## Exercise instructions
Only lines holding the word "React" should be copied from the material.

BEGIN Task material

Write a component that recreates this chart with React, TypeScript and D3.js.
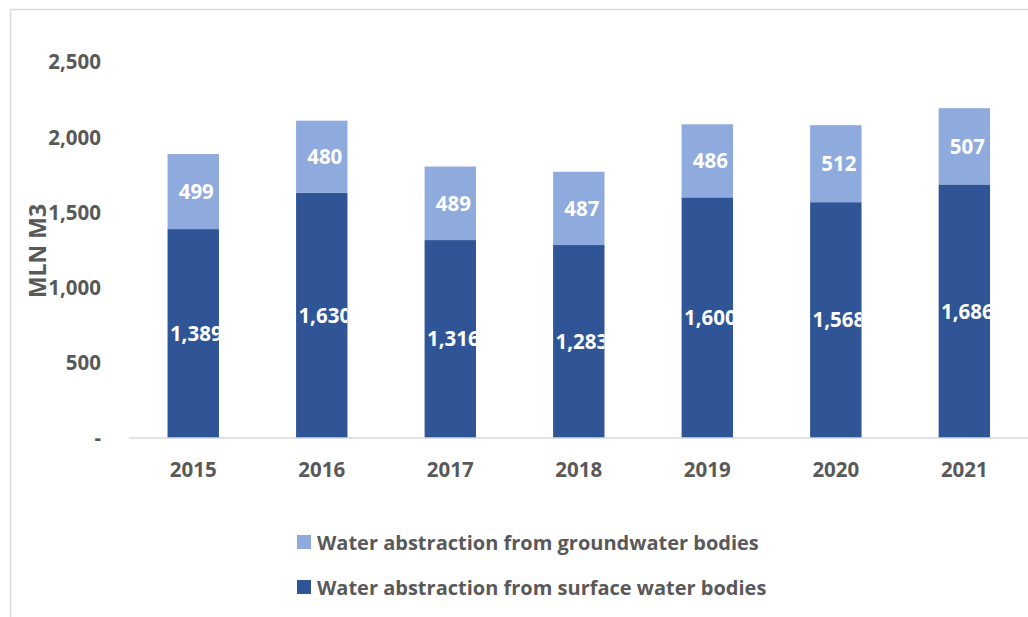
import React from "react";
import * as d3 from "d3";

const years = ["2015", "2016", "2017", "2018", "2019", "2020", "2021"];
const surface = [1389, 1630, 1316, 1283, 1600, 1568, 1686];
const groundwater = [499, 480, 489, 487, 486, 512, 507];
const yTicks = [0, 500, 1000, 1500, 2000, 2500];
const seriesNames = [
  "Water abstraction from groundwater bodies",
  "Water abstraction from surface water bodies",
];

const W = 1028;
const H = 617;
const FONT = "'Open Sans', Lato, sans-serif";
const GRAY = "#595959";
const DARK = "#2F5597";
const LIGHT = "#8FAADC";

export default function App() {
  const x = d3.scaleBand<string>().domain(years).range([129, 1028.6]).paddingInner(0.6).paddingOuter(0.3);
  const y = d3.scaleLinear().domain([0, 2500]).range([438, 62]);
  const fmt = d3.format(",");
  const bw = x.bandwidth();

  return (
    <svg width={W} height={H} style={{ position: "absolute", left: 0, top: 0 }}>
      <defs>
        {years.map((yr, i) => (
          <clipPath id={`clip-${i}`} key={yr}>
            <rect x={x(yr)} y={y(surface[i] + groundwater[i])} width={bw} height={y(0) - y(surface[i] + groundwater[i])} />
          </clipPath>
        ))}
      </defs>
      <rect x={0} y={0} width={W} height={H} fill="#fff" />
      <rect x={10.5} y={9.5} width={W + 10} height={H + 10} fill="none" stroke="#D9D9D9" strokeWidth={1.5} />

      {/* y ticks */}
      {yTicks.map((t) => (
        <text key={t} x={101} y={y(t)} dy="0.36em" textAnchor="end" fontFamily={FONT} fontWeight="bold" fontSize={20.5} fill={GRAY}>
          {t === 0 ? "-" : fmt(t)}
        </text>
      ))}

      {/* y title */}
      <text transform={`translate(46,251) rotate(-90)`} textAnchor="middle" fontFamily={FONT} fontWeight="bold" fontSize={23} fill={GRAY}>
        MLN M3
      </text>

      {/* bars */}
      {years.map((yr, i) => {
        const x0 = x(yr)!;
        const s = surface[i];
        const g = groundwater[i];
        return (
          <g key={yr}>
            <rect x={x0} y={y(s)} width={bw} height={y(0) - y(s)} fill={DARK} />
            <rect x={x0} y={y(s + g)} width={bw} height={y(s) - y(s + g)} fill={LIGHT} />
            <g clipPath={`url(#clip-${i})`}>
              <text x={x0 + bw / 2 + 3} y={(y(s) + y(s + g)) / 2} dy="0.36em" textAnchor="middle" fontFamily={FONT} fontWeight="bold" fontSize={20.5} fill="#fff">
                {fmt(g)}
              </text>
              <text x={x0 + bw / 2 + 3} y={(y(0) + y(s)) / 2} dy="0.36em" textAnchor="middle" fontFamily={FONT} fontWeight="bold" fontSize={20.5} fill="#fff">
                {fmt(s)}
              </text>
            </g>
          </g>
        );
      })}

      {/* x axis line */}
      <line x1={129} x2={1028} y1={438} y2={438} stroke="#D9D9D9" strokeWidth={1.5} />
      {years.map((yr) => (
        <text key={yr} x={x(yr)! + bw / 2} y={477} textAnchor="middle" fontFamily={FONT} fontWeight="bold" fontSize={20.5} fill={GRAY}>
          {yr}
        </text>
      ))}

      {/* legend */}
      {seriesNames.map((name, i) => (
        <g key={name} transform={`translate(297,${535 + i * 45})`}>
          <rect x={0} y={0} width={14} height={14} fill={i === 0 ? LIGHT : DARK} />
          <text x={20} y={15} fontFamily={FONT} fontWeight="bold" fontSize={20} fill={GRAY}>
            {name}
          </text>
        </g>
      ))}
    </svg>
  );
}
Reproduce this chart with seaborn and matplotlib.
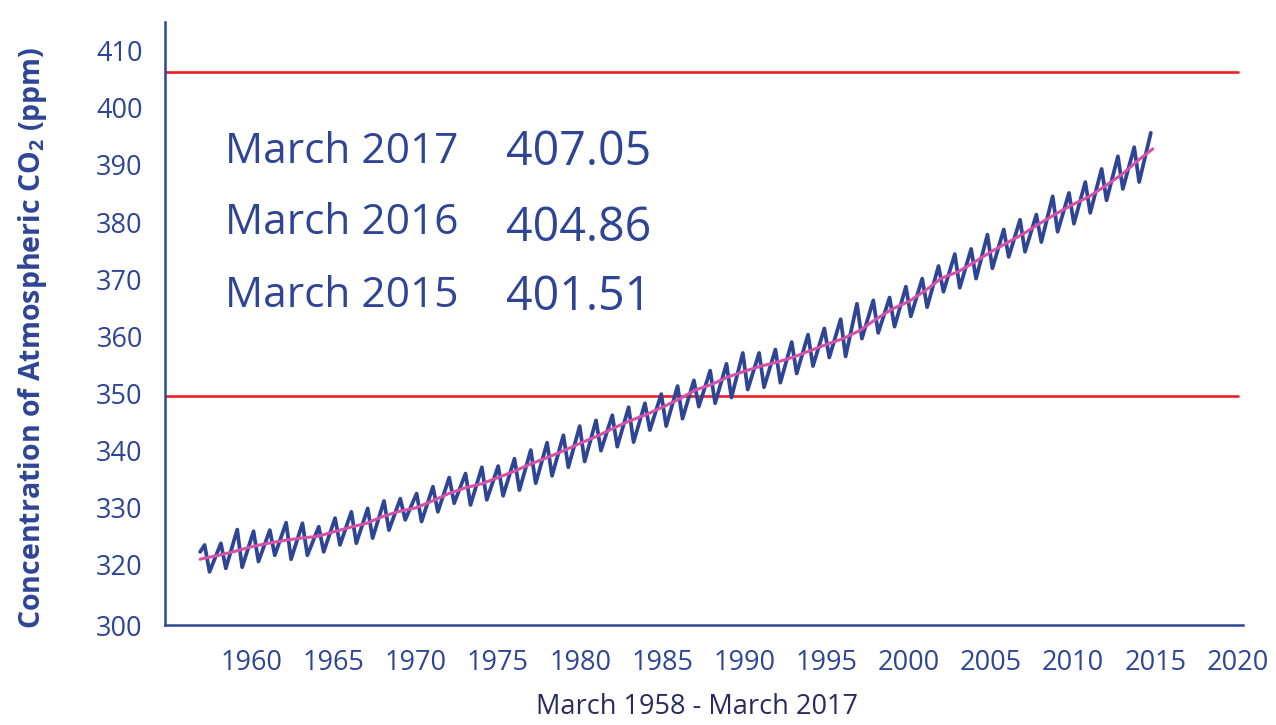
import numpy as np
import pandas as pd
import matplotlib
matplotlib.use("Agg")
import matplotlib.pyplot as plt
import seaborn as sns

# ---------------- data ----------------
cycle_years = list(range(1957, 2015))
peaks = [323.5, 323.8, 326.2, 325.9, 326.1, 327.4, 327.3, 326.7, 328.2, 329.3,
         329.9, 331.2, 331.6, 332.5, 333.7, 335.3, 336.0, 337.1, 337.3, 338.6,
         340.1, 341.4, 342.7, 344.3, 345.3, 346.2, 347.6, 348.3, 349.9, 351.3,
         352.3, 354.0, 355.2, 357.1, 357.1, 357.7, 359.0, 360.3, 361.4, 363.0,
         365.7, 366.3, 366.8, 368.7, 370.1, 372.3, 374.4, 375.3, 377.8, 378.7,
         380.4, 381.3, 384.5, 385.1, 387.0, 389.3, 391.5, 393.1]
troughs = [318.8, 319.4, 319.6, 320.6, 321.7, 321.0, 321.7, 322.3, 323.5, 323.8,
           324.7, 326.1, 327.9, 327.6, 329.3, 330.8, 330.5, 331.4, 332.1, 333.1,
           334.3, 335.6, 337.1, 338.1, 340.0, 340.7, 341.5, 343.6, 344.3, 345.6,
           347.7, 348.3, 349.3, 350.7, 351.1, 351.9, 353.5, 354.8, 356.3, 356.5,
           359.6, 360.6, 361.7, 363.5, 365.1, 367.8, 368.5, 370.1, 371.9, 373.9,
           374.8, 376.5, 378.3, 379.7, 381.6, 383.8, 385.8, 387.0]
first_peak_time, last_peak_time = 1957.14, 2013.72
trough_lag = 0.3
series_start = (1956.87, 322.3)
series_end = (2014.73, 395.6)

trend_years = [1956.87] + list(range(1957, 2015)) + [2014.85]
trend_values = [321.0,
                321.1, 321.7, 322.4, 323.2, 323.8, 324.3, 324.7, 325.0, 325.8, 326.6,
                327.3, 328.5, 329.4, 330.0, 331.2, 332.5, 333.5, 334.2, 335.3, 336.4,
                337.7, 338.8, 340.0, 341.3, 342.5, 343.9, 345.2, 346.3, 347.6, 349.0,
                350.6, 351.6, 352.9, 353.9, 354.8, 355.5, 356.4, 357.5, 358.6, 359.6,
                361.0, 363.0, 364.8, 366.1, 368.0, 370.2, 371.3, 373.0, 374.8, 376.4,
                378.0, 379.8, 381.5, 383.1, 384.5, 386.4, 388.4, 390.9,
                392.8]

reference_levels = [406.2, 349.6]

y_tick_values = [309.5, 320, 330, 340, 350, 360, 370, 380, 390, 400, 410]
y_tick_labels = ["300", "320", "330", "340", "350", "360", "370", "380", "390", "400", "410"]
x_tick_values = list(range(1960, 2021, 5))

readings = [("March 2017", "407.05"), ("March 2016", "404.86"), ("March 2015", "401.51")]
x_label = "March 1958 - March 2017"
y_label = r"Concentration of Atmospheric CO$_\mathbf{2}$ (ppm)"

# ---------------- build tables ----------------
peak_times = np.linspace(first_peak_time, last_peak_time, len(cycle_years))
t, v = [series_start[0]], [series_start[1]]
for pt, pk, tr in zip(peak_times, peaks, troughs):
    t += [pt, pt + trough_lag]
    v += [pk, tr]
t.append(series_end[0]); v.append(series_end[1])
monthly = pd.DataFrame({"year": t, "ppm": v})
trend = pd.DataFrame({"year": trend_years, "ppm": trend_values})

# ---------------- style ----------------
sns.set_style("white")
plt.rcParams["font.family"] = ["Open Sans", "DejaVu Sans"]
plt.rcParams["mathtext.fontset"] = "custom"
plt.rcParams["mathtext.rm"] = "Open Sans"
plt.rcParams["mathtext.bf"] = "Open Sans:bold"

BLUE = "#2E4596"
PINK = "#D552A8"
RED = "#EE1C25"
NAVY = "#2B2A5E"

fig = plt.figure(figsize=(12.76, 7.25), dpi=100)
ax = fig.add_axes([165 / 1276, 100 / 725, (1243 - 165) / 1276, (625 - 22) / 725])

for lvl in reference_levels:
    ax.axhline(lvl, xmin=0, xmax=0.995, color=RED, lw=1.9, zorder=1)

sns.lineplot(data=monthly, x="year", y="ppm", ax=ax, color=BLUE, lw=2.7,
             estimator=None, sort=False, zorder=2)
sns.lineplot(data=trend, x="year", y="ppm", ax=ax, color=PINK, lw=2.2,
             estimator=None, sort=False, zorder=3)

ax.set_xlim(1954.73, 2020.34)
ax.set_ylim(309.5, 415.0)
ax.set_yticks(y_tick_values)
ax.set_yticklabels(y_tick_labels)
ax.set_xticks(x_tick_values)
ax.set_xticklabels([str(x) for x in x_tick_values])
ax.set_xlabel("")
ax.set_ylabel("")

for s in ["top", "right"]:
    ax.spines[s].set_visible(False)
for s in ["left", "bottom"]:
    ax.spines[s].set_color(BLUE)
    ax.spines[s].set_linewidth(1.8)

ax.tick_params(axis="both", direction="out", colors=BLUE, labelcolor=BLUE,
               labelsize=19.5, width=1.8)
ax.tick_params(axis="y", length=10, pad=6)
ax.tick_params(axis="x", length=11, pad=6)
ax.xaxis.get_major_ticks()[-1].tick1line.set_visible(False)
ax.yaxis.get_major_ticks()[0].tick1line.set_visible(False)

# annotation block
label_x, value_x = 225 / 1276, 506 / 1276
label_base = [163, 234, 307]
value_base = [165, 241, 310]
for (lab, val), lb, vb in zip(readings, label_base, value_base):
    fig.text(label_x, 1 - lb / 725, lab, color=BLUE, fontsize=30.5, va="baseline", ha="left")
    fig.text(value_x, 1 - vb / 725, val, color=BLUE, fontsize=33.5, va="baseline", ha="left")

fig.text(697 / 1276, 1 - 714 / 725, x_label, color=NAVY, fontsize=19.5,
         ha="center", va="baseline")
fig.text(33 / 1276, 1 - 338 / 725, y_label, color=BLUE, fontsize=20.5,
         fontweight="bold", rotation=90, ha="center", va="center")

fig.savefig("out.png", dpi=100)
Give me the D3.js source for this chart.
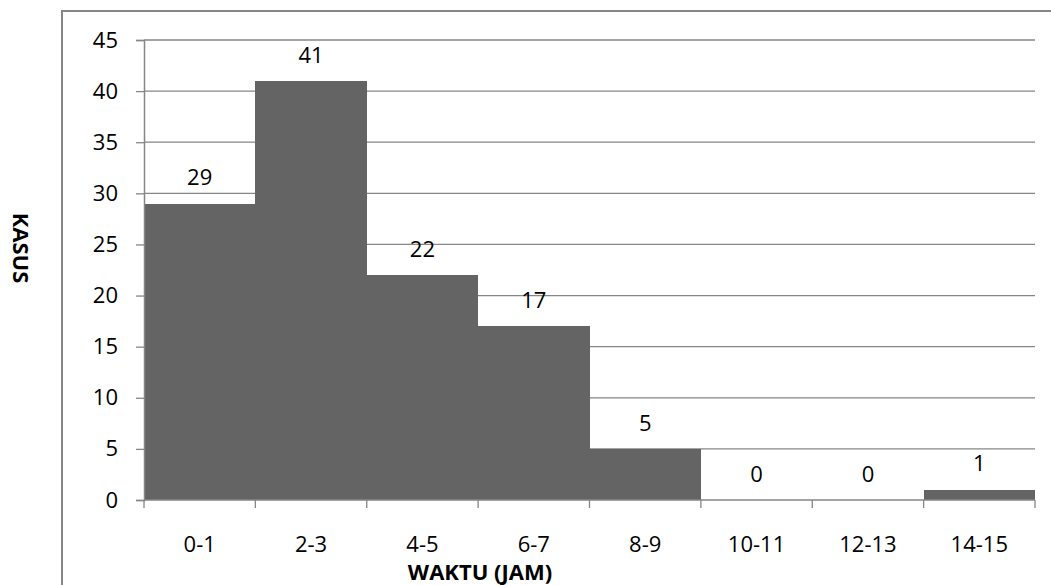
<!DOCTYPE html>
<html>
<head>
<meta charset="utf-8">
<script src="https://cdn.jsdelivr.net/npm/d3@7"></script>
<style>
  html, body { margin: 0; padding: 0; background: #fff; }
  svg { display: block; }
  text { font-family: "Open Sans", "Liberation Sans", sans-serif; fill: #000; }
</style>
</head>
<body>
<svg id="chart" width="1051" height="585"></svg>
<script>
const categories = ["0-1", "2-3", "4-5", "6-7", "8-9", "10-11", "12-13", "14-15"];
const values = [29, 41, 22, 17, 5, 0, 0, 1];
const yTicks = [0, 5, 10, 15, 20, 25, 30, 35, 40, 45];
const xTitle = "WAKTU (JAM)";
const yTitle = "KASUS";

(function () {
const svg = d3.select("#chart");
const pLeft = 144, pRight = 1035, pTop = 40, pBottom = 500;
const grey = "#868686";

// outer frame
svg.append("rect").attr("x", 62).attr("y", 11).attr("width", 1100).attr("height", 700)
  .attr("fill", "none").attr("stroke", grey).attr("stroke-width", 2);

const x = d3.scaleBand().domain(categories).range([pLeft, pRight]).padding(0);
const y = d3.scaleLinear().domain([0, 45]).range([pBottom, pTop]);

// gridlines
svg.append("g").selectAll("line").data(yTicks.filter(d => d > 0)).join("line")
  .attr("x1", pLeft).attr("x2", pRight)
  .attr("y1", d => y(d)).attr("y2", d => y(d))
  .attr("stroke", grey).attr("stroke-width", 1.3);

// bars
svg.append("g").attr("shape-rendering", "crispEdges").selectAll("rect").data(values).join("rect")
  .attr("x", (d, i) => Math.round(x(categories[i])))
  .attr("width", (d, i) => Math.round(x(categories[i]) + x.bandwidth()) - Math.round(x(categories[i])))
  .attr("y", d => y(d))
  .attr("height", d => y(0) - y(d))
  .attr("fill", "#646464");

// y axis
const yAxis = d3.axisLeft(y).tickValues(yTicks).tickSize(8).tickPadding(18);
const gy = svg.append("g").attr("transform", `translate(${pLeft},0)`).call(yAxis);
gy.select(".domain").attr("stroke", grey).attr("stroke-width", 1.5);
gy.selectAll(".tick line").attr("stroke", grey).attr("stroke-width", 1.3);
gy.selectAll(".tick text").attr("font-size", 22).attr("font-family", "Open Sans, Liberation Sans, sans-serif").attr("fill", "#000");

// x axis
const xAxis = d3.axisBottom(x).tickSize(0).tickPadding(36);
const gx = svg.append("g").attr("transform", `translate(0,${pBottom})`).call(xAxis);
gx.select(".domain").remove();
gx.selectAll(".tick text").attr("font-size", 22).attr("font-family", "Open Sans, Liberation Sans, sans-serif").attr("fill", "#000");
svg.append("line").attr("x1", pLeft).attr("x2", pRight).attr("y1", pBottom).attr("y2", pBottom)
  .attr("stroke", grey).attr("stroke-width", 1.5);
// boundary ticks
const bounds = categories.map(c => x(c)).concat([x(categories[categories.length - 1]) + x.bandwidth()]);
svg.append("g").selectAll("line").data(bounds).join("line")
  .attr("x1", d => d).attr("x2", d => d).attr("y1", pBottom).attr("y2", pBottom + 8)
  .attr("stroke", grey).attr("stroke-width", 1.3);

// data labels
svg.append("g").selectAll("text").data(values).join("text")
  .attr("x", (d, i) => x(categories[i]) + x.bandwidth() / 2)
  .attr("y", d => y(d) - 26)
  .attr("dy", "0.35em")
  .attr("text-anchor", "middle")
  .attr("font-size", 22)
  .text(d => d);

// axis titles
svg.append("text").attr("x", 480).attr("y", 572).attr("dy", "0.35em")
  .attr("text-anchor", "middle").attr("font-size", 22).attr("font-weight", "bold").text(xTitle);
svg.append("text").attr("transform", "translate(21,248) rotate(90)").attr("dy", "0.35em")
  .attr("text-anchor", "middle").attr("font-size", 22).attr("font-weight", "bold").text(yTitle);
})();
</script>
</body>
</html>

END Task material

## Expected output
Write a component that recreates this chart with React, TypeScript and D3.js.
import React from "react";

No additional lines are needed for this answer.